Benedict XVI acknowledged that re-planning the system means “looking to comprehensive and objective standards against which to judge the structures, institutions and concrete decisions which guide and direct economic life.”

These principles have an ultimate source in natural law, he said. And thus, “the principles of this ethical order, inscribed in creation itself, are accessible to human reason and, as such, must be adopted as the basis for practical choices.”

One of the indispensable principles shaping such an integral ethical approach to economic life is promotion of the common good, the Holy Father explained.

He added: “In the end, however, all economic decisions and policies must be directed towards ‘charity in truth,’ inasmuch as truth preserves and channels the liberating power of charity amid ever-contingent human events and structures.

“For ‘without truth, without trust and love for what is true, there is no social conscience and responsibility, and social action ends up serving private interests and the logic of power, resulting in social fragmentation.’”
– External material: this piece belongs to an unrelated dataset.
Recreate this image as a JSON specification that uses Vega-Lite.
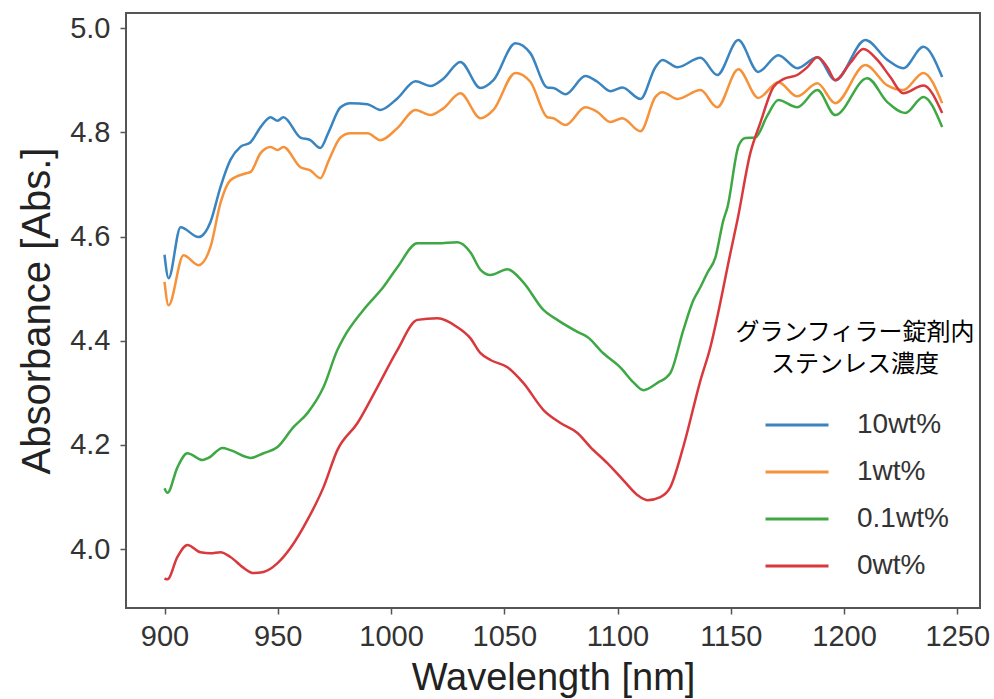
{
 "$schema": "https://vega.github.io/schema/vega-lite/v6.json",
 "width": 854, "height": 595,
 "autosize": {"type": "none"},
 "padding": {"left": 126, "top": 13, "right": 14, "bottom": 91},
 "background": "white",
 "config": {"view": {"stroke": "#555", "strokeWidth": 2}, "font": "Liberation Sans"},
 "data": {"values": [
  {"s":"10wt%","w":900,"a":4.565},{"s":"10wt%","w":901.8,"a":4.52},{"s":"10wt%","w":907.1,"a":4.618},{"s":"10wt%","w":915,"a":4.599},{"s":"10wt%","w":920.3,"a":4.628},{"s":"10wt%","w":924.7,"a":4.695},{"s":"10wt%","w":929.1,"a":4.747},{"s":"10wt%","w":933.5,"a":4.772},{"s":"10wt%","w":938,"a":4.781},{"s":"10wt%","w":942.4,"a":4.81},{"s":"10wt%","w":946.8,"a":4.829},{"s":"10wt%","w":949.9,"a":4.822},{"s":"10wt%","w":952.5,"a":4.829},{"s":"10wt%","w":960,"a":4.79},{"s":"10wt%","w":964.4,"a":4.785},{"s":"10wt%","w":968.8,"a":4.77},{"s":"10wt%","w":972.4,"a":4.8},{"s":"10wt%","w":977.7,"a":4.848},{"s":"10wt%","w":982.1,"a":4.856},{"s":"10wt%","w":989.6,"a":4.854},{"s":"10wt%","w":995.3,"a":4.843},{"s":"10wt%","w":1002.8,"a":4.865},{"s":"10wt%","w":1010.8,"a":4.898},{"s":"10wt%","w":1017.4,"a":4.889},{"s":"10wt%","w":1023.1,"a":4.903},{"s":"10wt%","w":1030.6,"a":4.935},{"s":"10wt%","w":1039.5,"a":4.885},{"s":"10wt%","w":1045.2,"a":4.9},{"s":"10wt%","w":1054.9,"a":4.971},{"s":"10wt%","w":1061.5,"a":4.952},{"s":"10wt%","w":1069,"a":4.886},{"s":"10wt%","w":1071.7,"a":4.885},{"s":"10wt%","w":1077,"a":4.873},{"s":"10wt%","w":1085.8,"a":4.908},{"s":"10wt%","w":1091.1,"a":4.897},{"s":"10wt%","w":1096.8,"a":4.879},{"s":"10wt%","w":1102.1,"a":4.886},{"s":"10wt%","w":1110.1,"a":4.864},{"s":"10wt%","w":1116.7,"a":4.925},{"s":"10wt%","w":1119.8,"a":4.939},{"s":"10wt%","w":1126.4,"a":4.925},{"s":"10wt%","w":1136.6,"a":4.943},{"s":"10wt%","w":1144,"a":4.91},{"s":"10wt%","w":1153.3,"a":4.977},{"s":"10wt%","w":1162.1,"a":4.916},{"s":"10wt%","w":1171,"a":4.948},{"s":"10wt%","w":1179.3,"a":4.923},{"s":"10wt%","w":1188.2,"a":4.944},{"s":"10wt%","w":1196.1,"a":4.9},{"s":"10wt%","w":1209.4,"a":4.977},{"s":"10wt%","w":1219.1,"a":4.939},{"s":"10wt%","w":1226.1,"a":4.923},{"s":"10wt%","w":1235,"a":4.964},{"s":"10wt%","w":1243.3,"a":4.906},
  {"s":"1wt%","w":900,"a":4.513},{"s":"1wt%","w":901.8,"a":4.468},{"s":"1wt%","w":908.4,"a":4.564},{"s":"1wt%","w":915,"a":4.545},{"s":"1wt%","w":920.3,"a":4.58},{"s":"1wt%","w":924.7,"a":4.664},{"s":"1wt%","w":929.1,"a":4.708},{"s":"1wt%","w":935.7,"a":4.721},{"s":"1wt%","w":938,"a":4.724},{"s":"1wt%","w":942.4,"a":4.76},{"s":"1wt%","w":946.8,"a":4.772},{"s":"1wt%","w":949.9,"a":4.766},{"s":"1wt%","w":952.5,"a":4.772},{"s":"1wt%","w":960,"a":4.733},{"s":"1wt%","w":964.4,"a":4.727},{"s":"1wt%","w":968.8,"a":4.712},{"s":"1wt%","w":972.4,"a":4.745},{"s":"1wt%","w":977.7,"a":4.79},{"s":"1wt%","w":982.1,"a":4.798},{"s":"1wt%","w":989.6,"a":4.798},{"s":"1wt%","w":995.3,"a":4.785},{"s":"1wt%","w":1002.8,"a":4.808},{"s":"1wt%","w":1010.8,"a":4.843},{"s":"1wt%","w":1017.4,"a":4.833},{"s":"1wt%","w":1023.1,"a":4.846},{"s":"1wt%","w":1030.6,"a":4.875},{"s":"1wt%","w":1039.5,"a":4.827},{"s":"1wt%","w":1045.2,"a":4.843},{"s":"1wt%","w":1054.9,"a":4.914},{"s":"1wt%","w":1061.5,"a":4.897},{"s":"1wt%","w":1069,"a":4.829},{"s":"1wt%","w":1071.7,"a":4.827},{"s":"1wt%","w":1077,"a":4.814},{"s":"1wt%","w":1085.8,"a":4.848},{"s":"1wt%","w":1091.1,"a":4.839},{"s":"1wt%","w":1096.8,"a":4.82},{"s":"1wt%","w":1102.1,"a":4.827},{"s":"1wt%","w":1110.1,"a":4.802},{"s":"1wt%","w":1116.7,"a":4.868},{"s":"1wt%","w":1119.8,"a":4.877},{"s":"1wt%","w":1126.4,"a":4.864},{"s":"1wt%","w":1136.6,"a":4.881},{"s":"1wt%","w":1144,"a":4.848},{"s":"1wt%","w":1153.3,"a":4.921},{"s":"1wt%","w":1162.1,"a":4.866},{"s":"1wt%","w":1171,"a":4.896},{"s":"1wt%","w":1179.3,"a":4.869},{"s":"1wt%","w":1188.2,"a":4.894},{"s":"1wt%","w":1196.1,"a":4.856},{"s":"1wt%","w":1209.4,"a":4.929},{"s":"1wt%","w":1219.1,"a":4.89},{"s":"1wt%","w":1226.1,"a":4.881},{"s":"1wt%","w":1235,"a":4.914},{"s":"1wt%","w":1243.3,"a":4.856},
  {"s":"0.1wt%","w":900,"a":4.117},{"s":"0.1wt%","w":901.3,"a":4.108},{"s":"0.1wt%","w":905.7,"a":4.157},{"s":"0.1wt%","w":910.1,"a":4.184},{"s":"0.1wt%","w":916.8,"a":4.171},{"s":"0.1wt%","w":919.4,"a":4.175},{"s":"0.1wt%","w":925.6,"a":4.194},{"s":"0.1wt%","w":929.1,"a":4.19},{"s":"0.1wt%","w":938,"a":4.175},{"s":"0.1wt%","w":943.7,"a":4.184},{"s":"0.1wt%","w":949.9,"a":4.196},{"s":"0.1wt%","w":956.9,"a":4.234},{"s":"0.1wt%","w":963.1,"a":4.261},{"s":"0.1wt%","w":970.2,"a":4.311},{"s":"0.1wt%","w":976.3,"a":4.382},{"s":"0.1wt%","w":979,"a":4.405},{"s":"0.1wt%","w":987.8,"a":4.459},{"s":"0.1wt%","w":996.6,"a":4.503},{"s":"0.1wt%","w":1002.8,"a":4.541},{"s":"0.1wt%","w":1011.6,"a":4.587},{"s":"0.1wt%","w":1020.5,"a":4.587},{"s":"0.1wt%","w":1029.3,"a":4.589},{"s":"0.1wt%","w":1035,"a":4.57},{"s":"0.1wt%","w":1039.5,"a":4.536},{"s":"0.1wt%","w":1043.9,"a":4.526},{"s":"0.1wt%","w":1051.4,"a":4.537},{"s":"0.1wt%","w":1058.4,"a":4.512},{"s":"0.1wt%","w":1067.3,"a":4.459},{"s":"0.1wt%","w":1073.4,"a":4.44},{"s":"0.1wt%","w":1082.3,"a":4.417},{"s":"0.1wt%","w":1086.7,"a":4.407},{"s":"0.1wt%","w":1093.7,"a":4.376},{"s":"0.1wt%","w":1101.2,"a":4.349},{"s":"0.1wt%","w":1107,"a":4.32},{"s":"0.1wt%","w":1111.4,"a":4.305},{"s":"0.1wt%","w":1117.6,"a":4.319},{"s":"0.1wt%","w":1123.3,"a":4.338},{"s":"0.1wt%","w":1129,"a":4.42},{"s":"0.1wt%","w":1133.5,"a":4.478},{"s":"0.1wt%","w":1136.6,"a":4.503},{"s":"0.1wt%","w":1139.6,"a":4.53},{"s":"0.1wt%","w":1143.2,"a":4.56},{"s":"0.1wt%","w":1146.7,"a":4.631},{"s":"0.1wt%","w":1148.5,"a":4.656},{"s":"0.1wt%","w":1153.5,"a":4.775},{"s":"0.1wt%","w":1156.4,"a":4.789},{"s":"0.1wt%","w":1160.8,"a":4.79},{"s":"0.1wt%","w":1166.1,"a":4.832},{"s":"0.1wt%","w":1171,"a":4.862},{"s":"0.1wt%","w":1179.3,"a":4.848},{"s":"0.1wt%","w":1188.2,"a":4.881},{"s":"0.1wt%","w":1196.1,"a":4.833},{"s":"0.1wt%","w":1210.2,"a":4.904},{"s":"0.1wt%","w":1219.1,"a":4.858},{"s":"0.1wt%","w":1227,"a":4.837},{"s":"0.1wt%","w":1235,"a":4.868},{"s":"0.1wt%","w":1243.3,"a":4.81},
  {"s":"0wt%","w":900,"a":3.944},{"s":"0wt%","w":901.3,"a":3.942},{"s":"0wt%","w":905.7,"a":3.985},{"s":"0wt%","w":910.1,"a":4.008},{"s":"0wt%","w":915.9,"a":3.994},{"s":"0wt%","w":920.3,"a":3.992},{"s":"0wt%","w":924.7,"a":3.994},{"s":"0wt%","w":929.1,"a":3.985},{"s":"0wt%","w":934.9,"a":3.964},{"s":"0wt%","w":939.3,"a":3.954},{"s":"0wt%","w":943.7,"a":3.956},{"s":"0wt%","w":949.9,"a":3.973},{"s":"0wt%","w":955.6,"a":4.002},{"s":"0wt%","w":963.1,"a":4.056},{"s":"0wt%","w":970.2,"a":4.119},{"s":"0wt%","w":976.3,"a":4.19},{"s":"0wt%","w":985.2,"a":4.242},{"s":"0wt%","w":994,"a":4.311},{"s":"0wt%","w":1002.8,"a":4.382},{"s":"0wt%","w":1011.6,"a":4.44},{"s":"0wt%","w":1020.5,"a":4.443},{"s":"0wt%","w":1029.3,"a":4.426},{"s":"0wt%","w":1035,"a":4.405},{"s":"0wt%","w":1039.5,"a":4.376},{"s":"0wt%","w":1043.9,"a":4.363},{"s":"0wt%","w":1051.4,"a":4.349},{"s":"0wt%","w":1058.4,"a":4.319},{"s":"0wt%","w":1067.3,"a":4.267},{"s":"0wt%","w":1074.8,"a":4.242},{"s":"0wt%","w":1082.3,"a":4.223},{"s":"0wt%","w":1088,"a":4.196},{"s":"0wt%","w":1095.5,"a":4.165},{"s":"0wt%","w":1102.6,"a":4.132},{"s":"0wt%","w":1108.7,"a":4.104},{"s":"0wt%","w":1113.1,"a":4.094},{"s":"0wt%","w":1118.9,"a":4.1},{"s":"0wt%","w":1123.3,"a":4.119},{"s":"0wt%","w":1129,"a":4.196},{"s":"0wt%","w":1136.6,"a":4.324},{"s":"0wt%","w":1141,"a":4.388},{"s":"0wt%","w":1144,"a":4.445},{"s":"0wt%","w":1149.8,"a":4.568},{"s":"0wt%","w":1152.9,"a":4.631},{"s":"0wt%","w":1158.6,"a":4.76},{"s":"0wt%","w":1163,"a":4.818},{"s":"0wt%","w":1168.8,"a":4.887},{"s":"0wt%","w":1173.2,"a":4.902},{"s":"0wt%","w":1179.3,"a":4.91},{"s":"0wt%","w":1183.8,"a":4.925},{"s":"0wt%","w":1188.2,"a":4.944},{"s":"0wt%","w":1192.6,"a":4.925},{"s":"0wt%","w":1196.1,"a":4.9},{"s":"0wt%","w":1202.7,"a":4.933},{"s":"0wt%","w":1208.5,"a":4.96},{"s":"0wt%","w":1214.7,"a":4.939},{"s":"0wt%","w":1220.4,"a":4.906},{"s":"0wt%","w":1226.1,"a":4.875},{"s":"0wt%","w":1235,"a":4.89},{"s":"0wt%","w":1243.3,"a":4.837}
 ]},
 "mark": {"type": "line", "interpolate": "monotone", "strokeWidth": 2.5},
 "encoding": {
  "x": {"field": "w", "type": "quantitative",
   "scale": {"domain": [883, 1260], "nice": false, "zero": false},
   "axis": {"values": [900, 950, 1000, 1050, 1100, 1150, 1200, 1250], "format": "d", "title": "Wavelength [nm]", "grid": false, "domain": false,
    "tickColor": "#555", "tickSize": 6, "tickWidth": 1.5, "labelFontSize": 29, "labelColor": "#333", "labelPadding": 8,
    "titleFontSize": 38, "titleFontWeight": "normal", "titleColor": "#222", "titlePadding": 8}},
  "y": {"field": "a", "type": "quantitative",
   "scale": {"domain": [3.887, 5.029], "nice": false, "zero": false},
   "axis": {"values": [4.0, 4.2, 4.4, 4.6, 4.8, 5.0], "format": ".1f", "title": "Absorbance [Abs.]", "grid": false, "domain": false,
    "tickColor": "#555", "tickSize": 6, "tickWidth": 1.5, "labelFontSize": 29, "labelColor": "#333", "labelPadding": 10,
    "titleFontSize": 40, "titleFontWeight": "normal", "titleColor": "#222", "titlePadding": 12}},
  "color": {"field": "s", "type": "nominal",
   "scale": {"domain": ["10wt%", "1wt%", "0.1wt%", "0wt%"], "range": ["#3a84c0", "#f6923a", "#3ea845", "#d9383c"]},
   "legend": {"orient": "none", "legendX": 609, "legendY": 308, "padding": 0,
    "title": ["グランフィラー錠剤内", "ステンレス濃度"], "titleFont": "Noto Sans CJK JP", "titleFontSize": 24, "titleFontWeight": "normal",
    "titleLimit": 400, "titleLineHeight": 32, "titleAnchor": "middle", "titleAlign": "center", "titlePadding": 15, "titleColor": "#000",
    "symbolType": "stroke", "symbolSize": 3969, "symbolStrokeWidth": 3, "symbolOffset": 3,
    "labelFontSize": 28, "labelOffset": 27, "labelColor": "#333", "rowPadding": -1}}
 }
}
8 Responses to Pope Speaks About Economics Again, "It's the Natural Law, Stupid"

  • I love the Holy Father.

  • The Austrian and Chicago school economists heads will explode.

  • I’m glad you posted this, Eric! Er… Tim. :-)

    Sorry, this morning I saw Eric’s comment, and mistakenly typed his name, Tim. :-)

  • I don’t think so, Jim. Both Austrian and Chicago school economists understand the limits of markets self-regulating. In particular they admit that the capacity for perfect self-regulation is inevitably inhibited by (i) imperfect information and (ii) imperfect rational behavior. As such the risk of errors and even so-called “bubbles” caused by deceit and simple mistakes is very real and in requires some government regulation. How much is a prudential question given that government regulation is also inherently very imperfect and one must recognize the reality that such regulation often makes things worse either by exacerbating a problem or creating new ones.
    The heads that would explode would be the Ayn Randians who view market theory as a dogma for how to live one’s life rather than simply a useful explanation of how resources are efficiently allocated. To be sure Randians are often greatly influenced by classical economic theories, but overall they represent a small subset of economists and thinkers who generally regard themselves as so-called Chicagoans or Austrians.

  • Here is Shaw’s ‘theology’ of the money: “You can’t take it with you. It will burn.”

    As St. Augistine wrote in The City of God: ” . . . the possession of those temporal goods which virtuous and blameless men may lawfully enjoy; still, there is more self-seeking here than becomes men who are mere sojourners in this world and who profess hope of a home in heaven.”

  • Tim posted this Chris. I’d be wrong to take credit.

  • I’m not sure why someone edited the title from It’s the Natural Law, – Stupid- to -Gomer- I was playing off the famous expression It’s the Economy, Stupid- I wasn’t calling folks out as being stupid if they didn’t agree with the Pope’s commentary- anyone know about this editing?

  • Should there be negative consequences for stupid decisions? Or should the market be regulated to make sure no one can make a stupid decision?

    I can’t tell from this teaching. What is the governments legitimate power, specifically? Isn’t that detail kind of important?